Carnival season is a time for music and revelry, and not just in Brazil. In Cape Verde, some musicians want to show that Brazil's famous carnival rhythms also have roots in Africa's musical history. Phuong Tran attended a rehearsal with musicians in Praia, Cape Verde, and files this VOA report.
This Brazilian singer, Paola, and a group of Cape Verdean musicians headed by Pericles Barros, have been rehearsing every night for the past week.
Barros says his band, Prasamba -- a mix of the name of the capital, Praia, and the Brazilian rhythm, samba -- is the first in the country to blend Cape Verdean instruments with Brazilian rhythms.
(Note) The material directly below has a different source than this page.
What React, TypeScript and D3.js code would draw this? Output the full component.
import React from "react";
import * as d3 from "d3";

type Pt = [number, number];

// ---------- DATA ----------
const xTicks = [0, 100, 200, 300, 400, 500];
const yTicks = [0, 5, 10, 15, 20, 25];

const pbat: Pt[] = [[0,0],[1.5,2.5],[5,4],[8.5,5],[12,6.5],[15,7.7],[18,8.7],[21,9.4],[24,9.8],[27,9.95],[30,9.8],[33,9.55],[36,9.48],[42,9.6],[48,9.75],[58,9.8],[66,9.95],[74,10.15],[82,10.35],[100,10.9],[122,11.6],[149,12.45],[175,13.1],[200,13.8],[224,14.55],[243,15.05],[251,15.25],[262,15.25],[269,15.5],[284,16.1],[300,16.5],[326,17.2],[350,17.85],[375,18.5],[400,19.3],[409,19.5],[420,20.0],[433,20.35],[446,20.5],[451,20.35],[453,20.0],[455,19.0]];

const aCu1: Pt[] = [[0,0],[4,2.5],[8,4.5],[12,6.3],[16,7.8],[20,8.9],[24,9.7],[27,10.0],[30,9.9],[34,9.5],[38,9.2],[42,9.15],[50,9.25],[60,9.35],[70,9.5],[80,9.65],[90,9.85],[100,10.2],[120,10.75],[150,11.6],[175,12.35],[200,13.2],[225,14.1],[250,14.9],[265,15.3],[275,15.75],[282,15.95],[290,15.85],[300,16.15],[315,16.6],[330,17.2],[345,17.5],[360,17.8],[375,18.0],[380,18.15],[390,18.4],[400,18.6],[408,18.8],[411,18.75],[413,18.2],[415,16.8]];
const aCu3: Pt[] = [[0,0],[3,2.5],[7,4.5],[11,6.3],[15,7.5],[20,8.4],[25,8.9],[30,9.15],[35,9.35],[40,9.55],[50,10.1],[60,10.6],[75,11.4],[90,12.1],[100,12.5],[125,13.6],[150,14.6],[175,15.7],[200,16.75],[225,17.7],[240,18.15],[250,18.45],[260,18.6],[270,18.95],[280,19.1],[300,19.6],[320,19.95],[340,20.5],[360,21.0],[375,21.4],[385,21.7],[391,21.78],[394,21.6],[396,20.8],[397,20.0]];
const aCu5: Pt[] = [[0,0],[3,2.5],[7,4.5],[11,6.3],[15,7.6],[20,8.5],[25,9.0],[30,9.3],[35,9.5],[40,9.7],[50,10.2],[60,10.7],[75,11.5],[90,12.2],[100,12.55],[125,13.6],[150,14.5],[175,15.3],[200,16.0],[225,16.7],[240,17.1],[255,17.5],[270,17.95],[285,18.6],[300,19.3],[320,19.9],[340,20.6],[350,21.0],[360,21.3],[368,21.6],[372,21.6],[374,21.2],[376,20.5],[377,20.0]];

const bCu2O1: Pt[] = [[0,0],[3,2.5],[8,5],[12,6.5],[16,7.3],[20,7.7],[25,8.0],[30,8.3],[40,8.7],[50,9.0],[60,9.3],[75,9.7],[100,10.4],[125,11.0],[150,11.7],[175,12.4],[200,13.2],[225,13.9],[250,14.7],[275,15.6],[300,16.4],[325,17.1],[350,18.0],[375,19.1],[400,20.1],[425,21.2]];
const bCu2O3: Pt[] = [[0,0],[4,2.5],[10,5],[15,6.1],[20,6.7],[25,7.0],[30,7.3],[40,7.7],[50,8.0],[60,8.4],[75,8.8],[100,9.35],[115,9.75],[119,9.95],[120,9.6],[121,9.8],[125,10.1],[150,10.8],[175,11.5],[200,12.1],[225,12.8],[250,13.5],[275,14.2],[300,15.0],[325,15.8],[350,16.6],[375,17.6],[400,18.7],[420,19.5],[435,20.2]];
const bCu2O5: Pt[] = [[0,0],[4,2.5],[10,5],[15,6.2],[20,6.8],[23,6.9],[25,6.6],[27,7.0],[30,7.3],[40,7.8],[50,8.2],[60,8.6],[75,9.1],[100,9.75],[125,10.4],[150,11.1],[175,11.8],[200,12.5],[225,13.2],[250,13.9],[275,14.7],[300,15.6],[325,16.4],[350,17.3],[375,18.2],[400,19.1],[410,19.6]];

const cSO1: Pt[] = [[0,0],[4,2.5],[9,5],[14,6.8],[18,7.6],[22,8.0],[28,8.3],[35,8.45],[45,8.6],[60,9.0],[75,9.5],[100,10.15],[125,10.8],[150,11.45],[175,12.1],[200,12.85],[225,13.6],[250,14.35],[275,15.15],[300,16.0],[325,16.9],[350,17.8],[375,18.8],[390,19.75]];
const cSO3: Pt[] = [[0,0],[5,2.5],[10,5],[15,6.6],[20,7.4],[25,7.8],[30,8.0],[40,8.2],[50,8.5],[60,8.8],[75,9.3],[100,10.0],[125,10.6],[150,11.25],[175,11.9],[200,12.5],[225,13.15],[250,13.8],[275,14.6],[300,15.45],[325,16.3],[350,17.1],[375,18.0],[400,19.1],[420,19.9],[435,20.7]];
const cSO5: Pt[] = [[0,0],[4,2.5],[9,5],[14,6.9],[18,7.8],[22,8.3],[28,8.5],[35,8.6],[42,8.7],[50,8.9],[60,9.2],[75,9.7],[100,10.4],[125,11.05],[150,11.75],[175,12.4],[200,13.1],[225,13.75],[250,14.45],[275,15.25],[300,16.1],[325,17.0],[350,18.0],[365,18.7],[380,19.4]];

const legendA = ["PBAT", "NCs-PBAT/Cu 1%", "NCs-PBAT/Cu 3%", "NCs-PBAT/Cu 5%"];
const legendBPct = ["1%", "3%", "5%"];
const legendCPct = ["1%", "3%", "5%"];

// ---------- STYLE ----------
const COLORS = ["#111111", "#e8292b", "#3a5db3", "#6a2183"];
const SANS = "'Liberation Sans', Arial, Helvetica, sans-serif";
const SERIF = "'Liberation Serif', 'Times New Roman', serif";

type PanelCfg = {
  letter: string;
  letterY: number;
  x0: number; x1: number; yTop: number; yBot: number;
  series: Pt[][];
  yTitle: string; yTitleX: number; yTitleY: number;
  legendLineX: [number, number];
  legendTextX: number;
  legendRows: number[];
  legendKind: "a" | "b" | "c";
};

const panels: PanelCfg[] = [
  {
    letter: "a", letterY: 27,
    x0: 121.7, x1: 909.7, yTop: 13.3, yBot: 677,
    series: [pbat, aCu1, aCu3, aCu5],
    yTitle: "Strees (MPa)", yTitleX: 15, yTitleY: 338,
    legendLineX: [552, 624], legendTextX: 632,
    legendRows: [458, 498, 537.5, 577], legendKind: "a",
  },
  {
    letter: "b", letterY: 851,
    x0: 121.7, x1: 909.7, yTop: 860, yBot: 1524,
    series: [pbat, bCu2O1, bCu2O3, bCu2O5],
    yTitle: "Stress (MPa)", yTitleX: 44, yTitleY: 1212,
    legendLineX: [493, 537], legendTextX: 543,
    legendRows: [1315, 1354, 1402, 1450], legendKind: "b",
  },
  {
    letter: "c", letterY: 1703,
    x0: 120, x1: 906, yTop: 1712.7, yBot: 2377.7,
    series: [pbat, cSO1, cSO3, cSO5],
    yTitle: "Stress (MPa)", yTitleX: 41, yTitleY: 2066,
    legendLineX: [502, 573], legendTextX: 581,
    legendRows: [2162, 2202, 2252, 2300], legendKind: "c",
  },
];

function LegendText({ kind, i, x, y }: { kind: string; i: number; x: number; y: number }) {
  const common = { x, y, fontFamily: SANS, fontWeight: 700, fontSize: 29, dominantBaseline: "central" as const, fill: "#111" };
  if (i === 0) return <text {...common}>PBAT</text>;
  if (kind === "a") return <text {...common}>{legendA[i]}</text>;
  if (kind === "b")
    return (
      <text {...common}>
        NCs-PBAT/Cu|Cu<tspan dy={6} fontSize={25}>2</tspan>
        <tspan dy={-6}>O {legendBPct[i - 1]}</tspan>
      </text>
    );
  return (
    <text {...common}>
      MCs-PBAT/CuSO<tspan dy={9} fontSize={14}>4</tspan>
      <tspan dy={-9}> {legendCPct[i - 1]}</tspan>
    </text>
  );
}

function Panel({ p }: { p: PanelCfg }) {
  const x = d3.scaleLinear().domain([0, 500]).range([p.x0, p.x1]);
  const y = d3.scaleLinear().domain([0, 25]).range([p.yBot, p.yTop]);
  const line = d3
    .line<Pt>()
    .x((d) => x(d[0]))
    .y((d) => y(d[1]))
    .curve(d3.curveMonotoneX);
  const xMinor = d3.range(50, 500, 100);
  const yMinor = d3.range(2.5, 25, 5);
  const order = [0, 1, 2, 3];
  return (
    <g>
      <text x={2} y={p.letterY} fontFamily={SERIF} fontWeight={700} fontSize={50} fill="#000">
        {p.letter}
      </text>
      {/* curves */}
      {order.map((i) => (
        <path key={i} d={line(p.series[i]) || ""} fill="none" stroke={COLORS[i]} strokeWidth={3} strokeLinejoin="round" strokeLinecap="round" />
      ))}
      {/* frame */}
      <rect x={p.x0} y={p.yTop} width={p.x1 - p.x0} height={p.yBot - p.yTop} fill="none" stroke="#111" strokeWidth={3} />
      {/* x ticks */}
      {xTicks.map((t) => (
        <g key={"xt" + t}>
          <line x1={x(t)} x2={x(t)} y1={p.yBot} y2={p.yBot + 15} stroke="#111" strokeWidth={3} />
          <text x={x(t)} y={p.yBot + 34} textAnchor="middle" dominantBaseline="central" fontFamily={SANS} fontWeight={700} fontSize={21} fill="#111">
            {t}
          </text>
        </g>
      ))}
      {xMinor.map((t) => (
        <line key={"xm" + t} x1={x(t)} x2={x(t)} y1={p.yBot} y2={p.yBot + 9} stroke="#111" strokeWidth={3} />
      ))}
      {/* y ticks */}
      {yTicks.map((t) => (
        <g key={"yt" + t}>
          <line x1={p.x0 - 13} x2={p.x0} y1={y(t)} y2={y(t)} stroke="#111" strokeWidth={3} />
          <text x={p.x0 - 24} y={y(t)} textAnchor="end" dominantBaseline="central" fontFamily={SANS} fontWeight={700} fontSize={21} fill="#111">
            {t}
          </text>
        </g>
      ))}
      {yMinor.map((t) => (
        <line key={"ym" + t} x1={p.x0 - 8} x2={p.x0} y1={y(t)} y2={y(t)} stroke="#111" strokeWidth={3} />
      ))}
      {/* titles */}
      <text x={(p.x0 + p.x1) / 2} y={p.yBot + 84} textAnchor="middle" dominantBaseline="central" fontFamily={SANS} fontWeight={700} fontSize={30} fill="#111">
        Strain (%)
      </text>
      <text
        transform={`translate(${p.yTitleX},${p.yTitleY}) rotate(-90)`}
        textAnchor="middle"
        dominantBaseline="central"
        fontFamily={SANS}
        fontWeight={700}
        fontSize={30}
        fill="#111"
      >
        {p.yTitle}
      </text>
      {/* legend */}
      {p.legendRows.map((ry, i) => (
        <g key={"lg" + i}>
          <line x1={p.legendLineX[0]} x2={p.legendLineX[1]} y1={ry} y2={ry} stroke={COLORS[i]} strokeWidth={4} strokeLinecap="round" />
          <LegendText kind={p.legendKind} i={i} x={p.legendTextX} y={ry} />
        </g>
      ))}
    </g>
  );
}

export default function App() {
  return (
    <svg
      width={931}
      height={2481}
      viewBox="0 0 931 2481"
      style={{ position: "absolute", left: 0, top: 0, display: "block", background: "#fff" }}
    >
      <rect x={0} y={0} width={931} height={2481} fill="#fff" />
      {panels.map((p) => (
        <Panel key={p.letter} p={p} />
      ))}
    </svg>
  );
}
"It is new among us in Praia. We play Cape Verdean music with the Brazilian beats," he said. "I don't know, which came first. Our rhythm, or the samba rhythm. Samba came from African rhythms."
Cape Verdean music often has instruments such as the cimboa, a stringed instrument played with a bow and the cavaquinho, a small guitar. Both are also used in Brazilian music.
Barros dismisses critics of his band's style.
"Some people think it is not very nice to adulterate Cape Verdean music with Brazilian music, but we do not have any barriers in our musical expression," he said.
"We emphasize our roots, but we acquire and we adopt other musical languages that [have] been developed, mainly in Brazil. We think it is part of us out there, so we [bring] it all together and we play pagode," he continued.
Pagode is a Brazilian style of music that comes from Brazilian samba and blends African rhythms. Popular in Brazil as party music, Barros wants to see it spread in Cape Verde.
"Lots of percussion, lots of tambores, lots of instruments like this. It comes from Brazil, but we have pagode in Cape Verde. It is the same thing," explained Barros.
Prasamba starts performing Saturday, and will continue through the two weeks of carnival celebrations that take place mostly on Mindelo and Sao Vicente, two of Cape Verde's islands.